We often hear as a traditional invocation, especially on the lips of Catholic priests, “Let us begin, as we begin all things, in the Name of the Father and of the Son and of the Holy Spirit.”
But why should we begin all things in this way? What is it about the Sign of the Cross that makes it not only a suitable but a universal commencement?
Martin Luther is well known to have enjoined his people to make the sign of the cross, and for several reasons, the first being that with such a prayer we stand in defiance of the devil. In this sense, it is to put on the shield, the breastplate, the armor of God (Eph. 6:11).
But this can only be a secondary reason, just as the evil of the devil is always a privation and so secondary to the more fundamental reality of the good.
What is the good of the Sign of the Cross from which its significance as sign of defiance follows? For that we must once again turn to St. Paul, in 1 Timothy, where he condemns “deceitful spirits” and “liars” who enjoin a rejection of marriage and abstinence from food. Paul tells us these things “God created to be received with thanksgiving by those who believe and know the truth.” In response to God’s first initiative of giving what is good, we reply with thanks. Paul continues, “For everything created by God is good, and nothing is to be rejected if it is received with thanksgiving; for then it is consecrated by the word of God and prayer” (1 Tim. 4:2-5).
What God creates is good. He created it for the sake of our returning His goodness with thanks. This act of donation and response, procession and return, forthcoming and offering back is the fundamental answer to the question, “Why creation?” The whole economy of existence is just this circuit of relations.
But Paul does not merely describe the relation of giving and thanking as fundamental to creation, to being as such. Creation itself is transformed by the fulfillment of this relationship. What God has created, has made a good of nature, in being offered back in thanksgiving ceases to be a mere natural good. It becomes a part of the New Creation, it becomes “consecrated.”

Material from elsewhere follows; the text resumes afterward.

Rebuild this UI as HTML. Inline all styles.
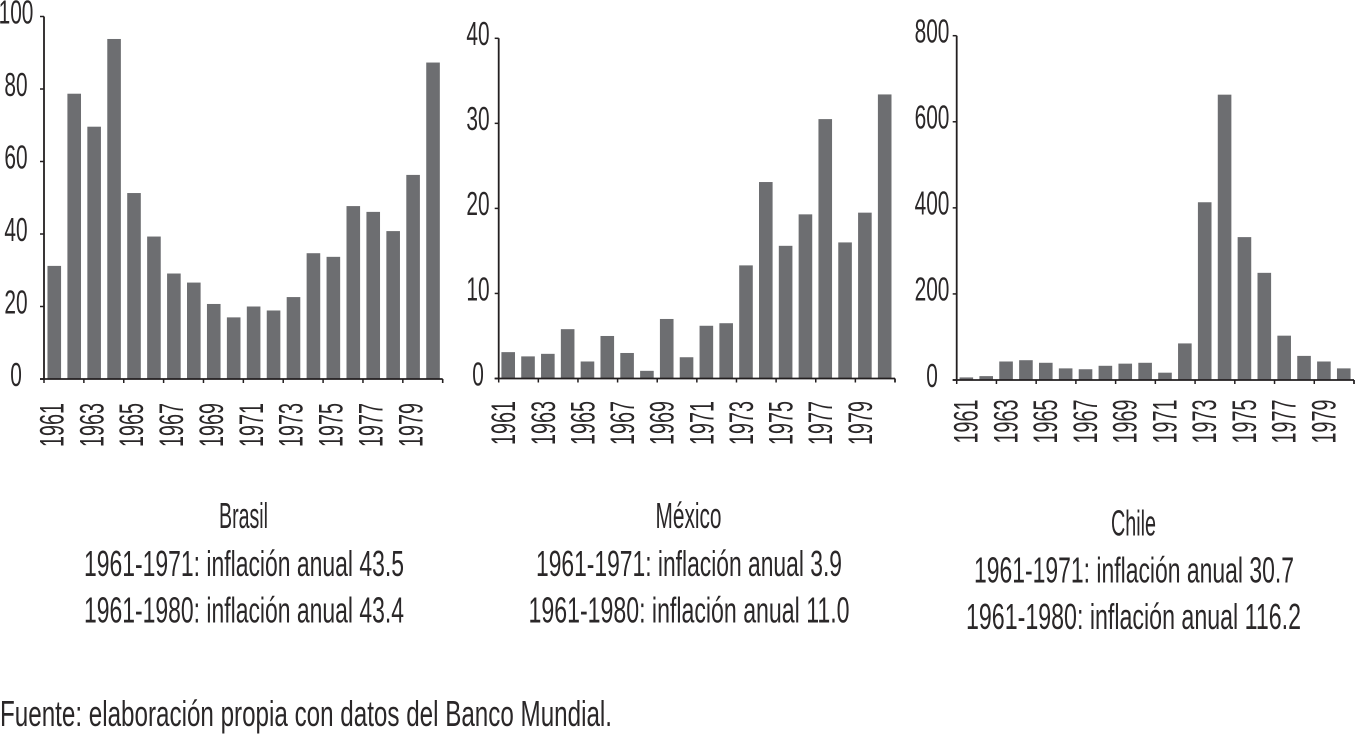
<!DOCTYPE html>
<html lang="es">
<head>
<meta charset="utf-8">
<title>Inflación anual: Brasil, México y Chile</title>
<style>
html,body{margin:0;padding:0;background:#fff;}
body{width:1355px;height:734px;overflow:hidden;}
svg{display:block;}
text{font-family:"Liberation Sans",sans-serif;fill:#2a2728;}
</style>
</head>
<body>
<svg id="figure" xmlns="http://www.w3.org/2000/svg" width="1355" height="734" viewBox="0 0 1355 734">
  <text x="219" y="528" font-size="36" textLength="49" lengthAdjust="spacingAndGlyphs">Brasil</text>
  <text x="84" y="576" font-size="36" textLength="320" lengthAdjust="spacingAndGlyphs">1961-1971: inflación anual 43.5</text>
  <text x="84" y="622.5" font-size="36" textLength="320" lengthAdjust="spacingAndGlyphs">1961-1980: inflación anual 43.4</text>

  <text x="655.5" y="528" font-size="36" textLength="66" lengthAdjust="spacingAndGlyphs">México</text>
  <text x="536" y="576" font-size="36" textLength="306" lengthAdjust="spacingAndGlyphs">1961-1971: inflación anual 3.9</text>
  <text x="528.5" y="622.5" font-size="36" textLength="321" lengthAdjust="spacingAndGlyphs">1961-1980: inflación anual 11.0</text>

  <text x="1111" y="535.5" font-size="36" textLength="45" lengthAdjust="spacingAndGlyphs">Chile</text>
  <text x="974" y="582.5" font-size="36" textLength="320" lengthAdjust="spacingAndGlyphs">1961-1971: inflación anual 30.7</text>
  <text x="966" y="629" font-size="36" textLength="335" lengthAdjust="spacingAndGlyphs">1961-1980: inflación anual 116.2</text>

  <text x="0" y="726" font-size="36" textLength="612" lengthAdjust="spacingAndGlyphs">Fuente: elaboración propia con datos del Banco Mundial.</text>
</svg>
<script>
const years = [1961,1962,1963,1964,1965,1966,1967,1968,1969,1970,1971,1972,1973,1974,1975,1976,1977,1978,1979,1980];
const brasilValues = [31.2,78.7,69.6,93.8,51.3,39.3,29.1,26.6,20.7,17.0,20.0,18.9,22.6,34.7,33.7,47.7,46.1,40.8,56.3,87.3];
const mexicoValues = [3.1,2.6,2.9,5.8,2.0,5.0,3.0,0.9,7.0,2.5,6.2,6.5,13.3,23.1,15.6,19.3,30.5,16.0,19.5,33.4];
const chileValues = [6,9,43,46,40,27,25,33,38,40,17,85,413,663,332,249,103,56,43,27];
const brasilTicks = [0,20,40,60,80,100];
const mexicoTicks = [0,10,20,30,40];
const chileTicks = [0,200,400,600,800];

const NS = 'http://www.w3.org/2000/svg';
const figure = document.getElementById('figure');

function svgEl(tag, attrs, parent) {
  const el = document.createElementNS(NS, tag);
  for (const k in attrs) el.setAttribute(k, attrs[k]);
  parent.appendChild(el);
  return el;
}

function drawChart(id, values, ticks, g) {
  const group = svgEl('g', {}, figure);
  
  

  const yMax = ticks[ticks.length - 1];
  const yScale = v => g.y0 - (v / yMax) * (g.y0 - g.yTop);
  const band = (g.xRight - g.xLeft) / values.length;
  const xScale = i => g.xLeft + band * i;

  values.forEach((v, i) => {
    const bar = svgEl('rect', {
      x: xScale(i) + band / 2 - 6.8 + g.barShift,
      y: yScale(v),
      width: 13.6,
      height: g.y0 - yScale(v),
      fill: '#6d6e71'
    }, group);
    
    
  });

  const yAxis = svgEl('line', {x1: g.xLeft, x2: g.xLeft, y1: g.yTop, y2: g.y0, stroke: '#231f20', 'stroke-width': 1.8}, group);
  
  

  const xAxis = svgEl('line', {x1: g.xLeft - 4, x2: g.xRight, y1: g.y0, y2: g.y0, stroke: '#231f20', 'stroke-width': 1.8}, group);
  
  

  ticks.forEach(t => {
    const y = yScale(t);
    const tick = svgEl('line', {x1: g.xLeft - 4, x2: g.xLeft, y1: y, y2: y, stroke: '#231f20', 'stroke-width': 1.5}, group);
    
    

    const s = String(t);
    const label = svgEl('text', {
      x: g.labelCx - s.length * 5.8,
      y: y + 6.8,
      'font-size': 33,
      textLength: s.length * 11.6,
      lengthAdjust: 'spacingAndGlyphs'
    }, group);
    label.textContent = s;
    
    
  });

  for (let i = 0; i <= values.length; i += 2) {
    const x = xScale(i);
    const tick = svgEl('line', {x1: x, x2: x, y1: g.y0, y2: g.y0 + 4, stroke: '#231f20', 'stroke-width': 1.5}, group);
    
    
  }
  const lastTick = svgEl('line', {x1: g.xRight, x2: g.xRight, y1: g.y0, y2: g.y0 + 4, stroke: '#231f20', 'stroke-width': 1.5}, group);
  
  

  years.forEach((yr, i) => {
    if (i % 2 !== 0) return;
    const lx = xScale(i) + g.yearDx;
    const label = svgEl('text', {
      x: lx,
      y: g.yearY,
      'font-size': 34,
      transform: 'rotate(-90 ' + lx + ' ' + g.yearY + ')',
      textLength: 44,
      lengthAdjust: 'spacingAndGlyphs'
    }, group);
    label.textContent = String(yr);
    
    
  });
}

drawChart('brasil', brasilValues, brasilTicks, {xLeft: 44, xRight: 442.7, yTop: 16.5, y0: 379, labelCx: 16, yearDx: 19.5, yearY: 447, barShift: 0.3});
drawChart('mexico', mexicoValues, mexicoTicks, {xLeft: 498.7, xRight: 895, yTop: 38.3, y0: 378.5, labelCx: 478, yearDx: 16.5, yearY: 445, barShift: -0.4});
drawChart('chile', chileValues, chileTicks, {xLeft: 956.7, xRight: 1354, yTop: 35.7, y0: 380, labelCx: 932, yearDx: 21, yearY: 443.5, barShift: -0.3});
</script>
</body>
</html>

We are creatures of God. Through baptism we are consecrated, we ourselves become participants in the New Creation. Through our actions of prayer and thanksgiving, one thing after another, gift after gift, individual after individual, has its own interior nature transformed. By our activity, we set about with food and drink and all things else, consecrating them and making them a part of the New Creation.
If I merely eat and drink, I have natural food to nourish my natural body. But if I pray over my meal in thanksgiving, the whole meal becomes an act of prayer. Every bite, every taste, becomes a hymn of praise to God. The world itself has become different.
The sign of the cross, often spoken, sometimes conferred by a pure gesture of the body, turns our embodied movement into prayer. The body itself becomes a new creation, a participant in the spirit. As we cross ourselves, when walking past a Church, before setting out of doors, before doing something of natural importance—for each of these things existence itself is transformed. What was mere created being becomes itself a consecrated reality.
Be promiscuous with the sign of the cross. Let the shadow of your hand pass over everything, until all of creation, good in its being, has been raised up and consecrated by our thanksgiving and become a fit participant in a new heaven and a new earth.
*Originally delivered at the 13th annual Eighth Day Symposium Festal Banquet on January 13, 2023.